Jesus não é mártir porque a morte dele foi voluntária. Ele tinha completa liberdade diante da morte. 

A morte espontânea de Jesus tornou-se necessária por causa do pecado. Ele tomou livremente sobre si o pecado de muitos (Is 53.5-12) e tornou-se, então, culpado de pecado. É como muito bem explica Paulo: “Deus tornou pecado por nós aquele que não tinha pecado [Jesus], para que nele nos tornássemos justiça de Deus” (2 Co 5.21, NVI). Em outras palavras, “Deus tornou Cristo solidário com o gênero humano pecador, a fim de tornar os homens solidários com a sua obediência e a sua justiça” (A Bíblia de Jerusalém, p. 1.513). 
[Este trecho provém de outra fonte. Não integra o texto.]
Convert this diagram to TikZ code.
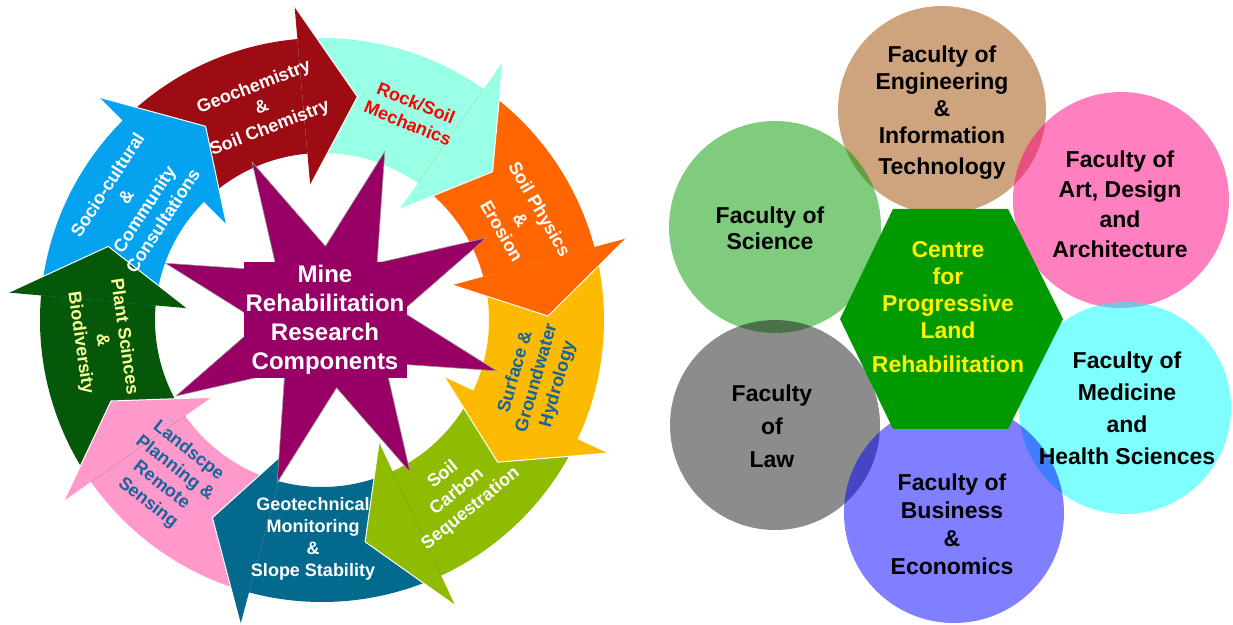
\documentclass[tikz,border=0pt]{standalone}
\usepackage{fontspec}
\setmainfont{Liberation Sans}
\definecolor{geored}{HTML}{9C0C12}
\definecolor{rockcyan}{HTML}{99FFE5}
\definecolor{erosorange}{HTML}{FF6600}
\definecolor{hydroyellow}{HTML}{FCBB00}
\definecolor{carbgreen}{HTML}{8FBC00}
\definecolor{geoteal}{HTML}{036A8E}
\definecolor{landpink}{HTML}{FF99CC}
\definecolor{plantgreen}{HTML}{05570A}
\definecolor{sociblue}{HTML}{05A2F0}
\definecolor{starpurple}{HTML}{990066}
\definecolor{labelblue}{HTML}{17649A}
\definecolor{plantyellow}{HTML}{FFFF99}
\definecolor{engbrown}{HTML}{9D4900}
\definecolor{scigreen}{HTML}{009900}
\definecolor{lawgrey}{HTML}{191919}
\definecolor{busblue}{HTML}{0000FF}
\definecolor{medcyan}{HTML}{00FFFF}
\definecolor{artpink}{HTML}{FF0080}
\definecolor{hexgreen}{HTML}{009900}
\begin{document}
\begin{tikzpicture}[x=1pt, y=1pt,
    seg/.style={align=center, font=\fontsize{18}{22}\selectfont\bfseries},
    fac/.style={align=center, text=black, font=\fontsize{23}{#1}\selectfont\bfseries},
    fac/.default=27,
    bubble/.style={circle, fill=#1, fill opacity=0.5, inner sep=0pt, outer sep=0pt}]
    \useasboundingbox (0,0) rectangle (1233,624);
    % Anello delle componenti
    \begin{scope}[shift={(322,304)}]
        \foreach \a/\b/\c in {135/95/geored, 95/55/rockcyan, 55/15/erosorange, 15/-25/hydroyellow, -25/-65/carbgreen,
                              -65/-105/geoteal, -105/-145/landpink, -145/-185/plantgreen, -185/-225/sociblue}
            \fill[\c] (\a:167pt) arc[start angle=\a, end angle=\b-1, radius=167pt]
                -- (\b-1:282pt) arc[start angle=\b-1, end angle=\a, radius=282pt] -- cycle;
        % Punte delle frecce
        \foreach \b/\c in {95/geored, 55/rockcyan, 15/erosorange, -25/hydroyellow, -65/carbgreen,
                           -105/geoteal, -145/landpink, -185/plantgreen, -225/sociblue} {
            \fill[\c] (\b:135pt) -- (\b-14:226pt) -- (\b:315pt) -- cycle;
            \draw[white, line width=1pt, line join=round] (\b:135pt) -- (\b-14:226pt) -- (\b:315pt);
        }
    \end{scope}
    % Etichette dell'anello
    \node[seg, text=white, rotate=21] (geochem) at (262,516) {Geochemistry\\\&\\Soil Chemistry};
    \node[seg, text=red, rotate=-22] (rock) at (412,511) {Rock/Soil\\Mechanics};
    \node[seg, text=white, rotate=-60] (physics) at (521,404) {Soil Physics\\\&\\Erosion};
    \node[seg, text=labelblue, rotate=74] (hydro) at (537,246) {Surface \&\\Groundwater\\Hydrology};
    \node[seg, text=white, rotate=39] (carbon) at (457,132) {Soil\\Carbon\\Sequestration};
    \node[seg, text=white] (geotech) at (313,85) {Geotechnical\\Monitoring\\\&\\Slope Stability};
    \node[seg, text=labelblue, rotate=-38] (landscape) at (168,147) {Landscpe\\Planning \&\\Remote\\Sensing};
    \node[seg, text=plantyellow, rotate=-82] (plant) at (102,284) {Plant Scinces\\\&\\Biodiversity};
    \node[seg, text=white, rotate=57] (socio) at (135,421) {Socio-cultural\\\&\\Community\\Consultations};
    % Stella centrale
    \begin{scope}[shift={(331,307)}]
        \filldraw[fill=starpurple, draw=gray!80, line width=0.6pt] (72:174pt)
            \foreach \k in {1,...,8} { -- ({72-45*\k+22.5}:71pt) -- ({72-45*\k}:174pt) } -- cycle;
    \end{scope}
    \node[fill=starpurple, text=white, align=center, font=\fontsize{24}{29}\selectfont\bfseries,
          minimum width=163pt, minimum height=116pt, inner sep=0pt] (mine) at (325,304)
          {Mine\\Rehabilitation\\Research\\Components};
    % Cerchi delle facolta
    \node[bubble=engbrown, minimum size=208pt] (eng) at (942,514) {};
    \node[bubble=scigreen, minimum size=212pt] (sci) at (775,397) {};
    \node[bubble=artpink, minimum size=216pt] (art) at (1121,424) {};
    \node[bubble=lawgrey, minimum size=210pt] (law) at (775,199) {};
    \node[bubble=medcyan, minimum size=212pt] (med) at (1125,216) {};
    \node[bubble=busblue, minimum size=220pt] (bus) at (954,111) {};
    % Esagono centrale
    \fill[hexgreen] (893,415) -- (1008,415) -- (1063,305) -- (1008,195) -- (893,195) -- (840,305) -- cycle;
    % Testi
    \node[fac=27] (engtext) at (942,511) {Faculty of\\Engineering\\\&\\Information\\[4pt]Technology};
    \node[fac=26] (scitext) at (770,396) {Faculty of\\Science};
    \node[fac=30] (arttext) at (1120,420) {Faculty of\\Art, Design\\and\\Architecture};
    \node[fac=33] (lawtext) at (772,198) {Faculty\\of\\Law};
    \node[fac=32] (medtext) at (1127,216) {Faculty of\\Medicine\\and\\Health Sciences};
    \node[fac=28] (bustext) at (952,100) {Faculty of\\Business\\\&\\Economics};
    \node[fac=27, text=yellow] (centre) at (948,317) {Centre\\for\\Progressive\\Land\\[7pt]Rehabilitation};
\end{tikzpicture}
\end{document}
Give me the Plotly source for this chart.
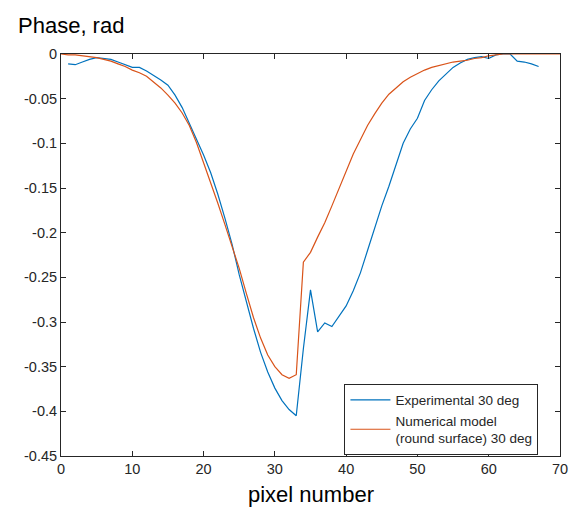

Aí está a base do perdão, da justificação, da nossa paz com Deus. A salvação é gratuita para aquele que crê e se beneficia do sacrifício de Jesus, mas não é gratuita para Ele. Daí a lembrança de Pedro: “Vocês sabem que não foi por meio de coisas perecíveis como prata e ouro que vocês foram redimidos da sua maneira vazia de viver que lhes foi transmitida por seus antepassados, mas pelo precioso sangue de Cristo, como de um cordeiro sem mancha e defeito” (1 Pe 1.18-19). Pode parecer muito estranho, mas, na verdade, Jesus foi castigado em nosso lugar. Tanto o profeta Isaías como o apóstolo Paulo, cada um a seu tempo, asseveram a mesma coisa. O primeiro, sete séculos antes de Cristo, explica que “O castigo que havia de trazer-nos a paz caiu sobre Ele, sim, por suas feridas fomos curados” (Is 53.5, BJ). O segundo, alguns anos depois de Cristo, argumenta: “Aquele que não poupou a seu próprio Filho, mas o entregou por todos nós, como não nos dará, juntamente com Ele, gratuitamente todas as coisas?” (Rm 8.32, NVI). Agora é mais fácil entender o brado de Jesus na cruz, citado por Mateus (27.46) e Marcos (15.34): “Deus meu, Deus meu, por que me desamparaste?” 

Quem considera Jesus um mártir é obrigado a reduzi-lo a um personagem simplesmente histórico, sem nenhum traço de divindade. Nesse caso, Jesus nasceu de Maria e José ou outro homem qualquer. Não é o Jesus do Evangelho e de todas as Escrituras Sagradas. Não é o Verbo feito carne, cheio de graça e de verdade. Não é o Agnus Dei, de que fala João Batista (Jo 1.29). Não é o Ressuscitado. Nem tampouco aquele que foi assunto ao céu, onde se encontra à direita de Deus. Também não é o Jesus de que todos precisávamos, já que “é impossível que sangue de touros e bodes tire pecados” (Hb 10.4). 

É bom que fique terminantemente assentado: o Jesus do Evangelho, o Jesus propriamente dito, o Jesus original não é e nunca foi mártir. O clero católico, ortodoxo e protestante precisa instruir o povo a este respeito, repetidas vezes, com convicção e autoridade, até acabar por completo com essa idéia popular de um Jesus mártir!